The board of New York’s Metropolitan Transportation Authority on Wednesday authorized, without debate, the negotiated sale of up to $500 million of tax-exempt Series 2011A transportation revenue bonds.

Proceeds will fund capital projects for transit, bus, and commuter systems.

Retail and institutional pricing is scheduled for July 11 and 12, respectively, according to the authority, whose finance committee approved the sale on Monday.

The MTA expects to close the deal July 20, according to a spokesman, who added that a preliminary official statement is due next week.

Roughly $400 million of the debt will be fixed-rate debt and $100 million will be variable-rate demand bonds. Bank of America Merrill Lynch is the lead underwriter.

No swaps are involved. The VRDBs will be supported by a letter of credit from BofA Merrill.

The MTA’s transportation revenue bonds have an A2 rating from Moody’s Investors Service, an A from Standard & Poor’s and an A-plus from Fitch Ratings. Fitch has assigned a negative outlook.

The board also approved a finance committee recommendation to move a swap from Citigroup to a more highly rated counterparty in connection with $350 million of dedicated tax fund variable-rate refunding bonds Series 2008A, the remarketing of which began last week.

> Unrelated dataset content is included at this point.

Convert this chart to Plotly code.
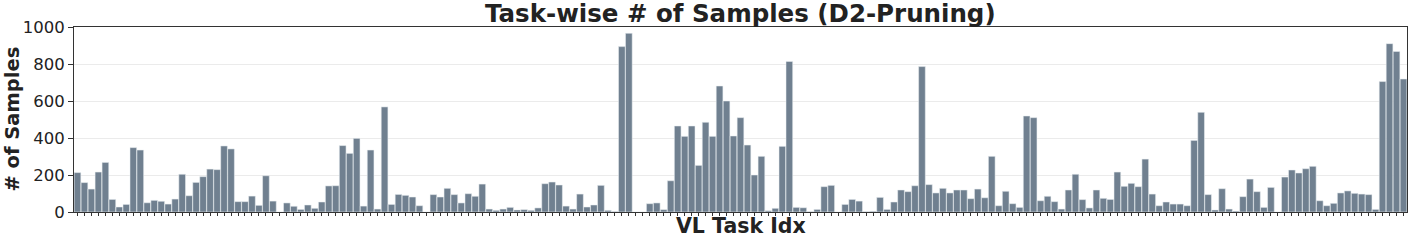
import plotly.graph_objects as go

samples_1 = [213, 159, 124, 216, 268, 68, 27, 41, 348, 335, 50, 63, 58, 43, 70, 204, 88, 160, 191, 232,
             229, 357, 341, 56, 56, 86, 36, 196, 59, 0, 49, 31, 14]
samples_2 = [38, 20, 54, 141, 142, 359, 317, 398, 32, 335, 16, 568, 41, 95, 90, 81, 34, 0, 94, 81,
             128, 94, 49, 99, 85, 151, 16, 9, 16, 25, 11, 13]
samples_3 = [9, 22, 153, 162, 146, 32, 16, 97, 27, 38, 144, 9, 3, 894, 966, 0, 0, 45, 49, 13,
             169, 465, 409, 465, 252, 485, 409, 681, 600, 411, 510, 362, 200]
samples_4 = [301, 7, 20, 355, 814, 25, 23, 2, 14, 137, 144, 0, 41, 68, 59, 2, 4, 79, 14, 54,
             119, 110, 142, 786, 148, 103, 128, 103, 119, 119, 72, 124, 77]
samples_5 = [301, 34, 112, 45, 25, 519, 510, 61, 85, 56, 16, 119, 204, 67, 22, 119, 74, 68, 216, 139,
             155, 137, 286, 97, 34, 54, 43, 43, 34, 387, 539, 94, 11]
samples_6 = [126, 16, 5, 83, 178, 110, 25, 133, 0, 189, 227, 211, 234, 247, 61, 34, 47, 103, 114, 101,
             97, 94, 14, 705, 910, 868, 719]

num_samples = samples_1 + samples_2 + samples_3 + samples_4 + samples_5 + samples_6
task_idx = list(range(len(num_samples)))
y_ticks = [0, 200, 400, 600, 800, 1000]

TITLE = "Task-wise # of Samples (D2-Pruning)"
X_TITLE = "VL Task Idx"
Y_TITLE = "# of Samples"

FONT = "DejaVu Sans"
BAR = "#708090"
TXT = "#222222"

fig = go.Figure(go.Bar(
    x=task_idx, y=num_samples,
    marker=dict(color=BAR, line=dict(color="rgba(235,238,242,0.9)", width=0.6)),
))

fig.update_layout(
    width=1411, height=242,
    margin=dict(l=74, r=4, t=27, b=30),
    paper_bgcolor="white", plot_bgcolor="white",
    bargap=0.04,
    showlegend=False,
    font=dict(family=FONT, color=TXT),
    annotations=[
        dict(text="<b>" + TITLE + "</b>", xref="paper", yref="paper", x=0.5, y=1.073,
             xanchor="center", yanchor="middle", showarrow=False,
             font=dict(family=FONT, size=24.5, color=TXT)),
        dict(text="<b>" + X_TITLE + "</b>", xref="paper", yref="paper", x=0.5, y=-0.078,
             xanchor="center", yanchor="middle", showarrow=False,
             font=dict(family=FONT, size=20.5, color=TXT)),
        dict(text="<b>" + Y_TITLE + "</b>", xref="paper", yref="paper", x=-0.0465, y=0.5,
             xanchor="center", yanchor="middle", showarrow=False, textangle=-90,
             font=dict(family=FONT, size=19.5, color=TXT)),
    ],
)

fig.update_xaxes(
    range=[-0.5, len(num_samples) - 0.5],
    showticklabels=False, automargin=False,
    tickmode="linear", tick0=0, dtick=1,
    ticks="outside", ticklen=3, tickwidth=1, tickcolor="#333333",
    showline=True, linecolor="#333333", linewidth=1, mirror=True,
    showgrid=False, zeroline=False,
)

fig.update_yaxes(
    range=[0, 1000], automargin=False,
    tickmode="array", tickvals=y_ticks, ticktext=[str(v) for v in y_ticks],
    tickfont=dict(family=FONT, size=16.5, color=TXT),
    ticks="outside", ticklen=5, tickwidth=1, tickcolor="#333333",
    showline=True, linecolor="#333333", linewidth=1, mirror=True,
    showgrid=True, gridcolor="#ebebeb", gridwidth=1,
    zeroline=False,
)

fig.write_html("out.html",
               config={"displayModeBar": False},
               post_script="document.body.style.margin='0';document.body.style.overflow='hidden';")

Citi, according to a finance committee statement, wants to exit the agreement and is willing to assume mark-to-market payment to a new counterparty.

“This action would effectively transfer the risk borne by Citigroup to the new counterparty,” the committee said. Effective June 16, the mark-to-market value of this transaction was negative $39.8 million.

Standard & Poor’s rates the bonds A-plus/A-1, while Fitch rates them AA-plus/F1 with a negative outlook. The ratings reflect the underlying credit facility of the bonds, not the dedicated tax fund, according to an MTA official.

In real estate matters, the authority board on Wednesday approved a 10-year lease extension with Grace Holmes Inc., which does business as men’s clothing retailer J. Crew, for ground-floor space at its 347 Madison Ave. headquarters.

The MTA, the largest transit system in the United States, is looking to sell three Manhattan buildings it owns, hoping it can leverage their proximity to Grand Central Terminal.

Officials plan to vacate the three Madison Avenue buildings within two to three years and relocate employees to lower Manhattan and North White Plains.

The MTA’s real estate division had recommended J. Crew’s bid, valued at $12.6 million, over an $8.2 million offer from BankUnited of Miami Lakes, Fla., which had proposed a bank branch for the space. J. Crew now pays $950,000 per year, or about $136 per square foot, for the premises.

The move “will allow the MTA to continue to derive income from the premises, at a significantly higher rate than it does now, without adversely affecting its ability to dispose of the building for redevelopment,” the agency’s real estate department said in a statement.

Wednesday marked the initial meetings for new board members Jonathan Ballan, who heads the New York public finance practice group at law firm Mintz, Levin, Cohn, Ferris, Glovsky and Popeo PC, and Fernando Ferrer, former Bronx borough president and New York City mayoral candidate.

The next meetings of the finance committee and full board are scheduled for July 25 and 27, respectively. The MTA next month is expected to release its preliminary budget for 2012.